Friday, March 28, 2008

Them Again

Why does this not surprise me?

Former "Nightline" reporter Dave Marash has quit Al-Jazeera English, saying Thursday his exit was due in part to an anti-American bias at a network that is little seen in this country.

Marash said he felt that attitude more from British administrators than Arabs at the Qatar-based network.

Marash was the highest-profile American TV personality hired when the English language affiliate to Al-Jazeera was started two years ago in an attempt to compete with CNN and the BBC. He said there was a "reflexive adversarial editorial stance" against Americans at Al-Jazeera English.

Emphasis added.

Because like the big brother who never stopped picking on you, it's always the British.* We have this conflicted relationship with France. But I think it comes from a mutual awareness of our common quirks -- we're both trying to be the dominant moral force for Enlightenment virtues in the world, so there's natural rivalry.

The French gave us the Statue of Liberty. They also gave themselves one, staring east toward its bigger sister. And they scattered other replicas across the country, including this one:

A third replica is the Bordeaux Statue of Liberty.
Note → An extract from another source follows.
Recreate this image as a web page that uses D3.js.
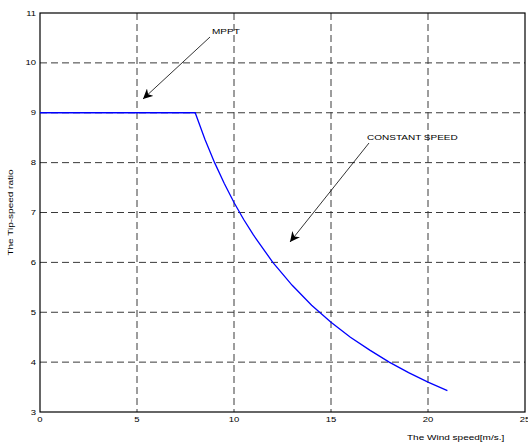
<!DOCTYPE html>
<html><head><meta charset="utf-8">
<script src="https://cdn.jsdelivr.net/npm/d3@7"></script>
<style>body{margin:0;background:#fff}svg{display:block}text{font-family:"Liberation Sans",Arial,sans-serif}</style>
</head><body><svg id="c" width="528" height="444"></svg>
<script>
const windSpeed = [0,2,4,6,8,8.5,9,9.5,10,10.5,11,12,13,14,15,16,17,18,19,20,21];
const tipSpeedRatio = [9,9,9,9,9,8.47,8,7.58,7.2,6.86,6.55,6,5.54,5.14,4.8,4.5,4.24,4,3.79,3.6,3.43];
const xTicks = [0,5,10,15,20,25];
const yTicks = [3,4,5,6,7,8,9,10,11];
const annotations = [
  {label:"MPPT", tx:212, ty:33.5, x1:210, y1:37, x2:143, y2:99},
  {label:"CONSTANT SPEED", tx:367, ty:139.5, x1:369, y1:143, x2:290, y2:242}
];
const svg = d3.select("#c");
const L=40,R=525,T=13,B=412;
const FS=7.7, SX=1.3;
const x = d3.scaleLinear().domain([0,25]).range([L,R]);
const y = d3.scaleLinear().domain([3,11]).range([B,T]);
function stretchedText(g,px,py,txt,anchor,rot,fs){
  return g.append("text").attr("transform",`translate(${px},${py})${rot?` rotate(${rot})`:""} scale(${SX},1)`)
    .attr("font-size",fs||FS).attr("text-anchor",anchor||"start").attr("fill","#000").text(txt);
}
const grid = svg.append("g");
xTicks.slice(1,-1).forEach(v=>grid.append("line").attr("x1",x(v)).attr("x2",x(v)).attr("y1",T).attr("y2",B)
  .attr("stroke","#3a3a3a").attr("stroke-width",1).attr("stroke-dasharray","7,4"));
yTicks.slice(1,-1).forEach(v=>grid.append("line").attr("x1",L).attr("x2",R).attr("y1",y(v)).attr("y2",y(v))
  .attr("stroke","#3a3a3a").attr("stroke-width",1).attr("stroke-dasharray","7,4"));
const labels = svg.append("g");
xTicks.forEach(v=>stretchedText(labels,x(v),422,String(v),"middle",0,7.3));
yTicks.forEach(v=>stretchedText(labels,36,y(v)+2.5,String(v),"end",0,7.3));
svg.append("rect").attr("x",L).attr("y",T).attr("width",R-L).attr("height",B-T).attr("fill","none").attr("stroke","#000").attr("stroke-width",1.2);
const line = d3.line().x((d,i)=>x(windSpeed[i])).y(d=>y(d));
svg.append("path").datum(tipSpeedRatio).attr("d",line).attr("fill","none").attr("stroke","#0000ff").attr("stroke-width",1.3);
stretchedText(svg,407,440,"The Wind speed[m/s.]");
stretchedText(svg,13,(T+B)/2,"The Tip-speed ratio","middle",-90);
svg.append("defs").append("marker").attr("id","ah").attr("viewBox","0 0 10 10").attr("refX",10).attr("refY",5)
  .attr("markerWidth",10).attr("markerHeight",10).attr("markerUnits","userSpaceOnUse").attr("orient","auto")
  .append("path").attr("d","M0,0 L10,5 L0,10 L3,5 Z").attr("fill","#000");
annotations.forEach(a=>{
  stretchedText(svg,a.tx,a.ty,a.label);
  svg.append("line").attr("x1",a.x1).attr("y1",a.y1).attr("x2",a.x2).attr("y2",a.y2).attr("stroke","#000").attr("stroke-width",0.8).attr("marker-end","url(#ah)");
});
</script></body></html>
This 2.5 m (8 ft) statue is in the city of Bordeaux in Southwest France. The first Bordeaux statue was seized and melted down by the Nazis in World War II. The statue was replaced in 2000 and a plaque was added to commemorate the victims of the September 11 terrorist attacks. On the night of March 25, 2003, unknown vandals poured red paint and gasoline on the replica and set it on fire. The vandals also cracked the pedestal of the plaque. The mayor of Bordeaux, former prime minister Alain Juppé, condemned the attack.

Which, the Wikipedia artfully manages to not mention, was three days into the Iraq War.

Can you imagine the British giving America a Statue of Liberty? French visitors to early 19th century America, such as de Tocqueville and Michel Chevalier, were careful observers and able to see the flow of democratic forces in U.S. society. The British writers who visited practiced a rhetorical scorched earth policy to feed the hunger of the home audience for horror stories about stupid, violent, arrogant, boorish America. The few exceptions were ones who never saw the place but used it as an imaginary ideal to criticize what they disliked in English culture and British governance.



*As always, our friend Canker is a noble exception to that generalization.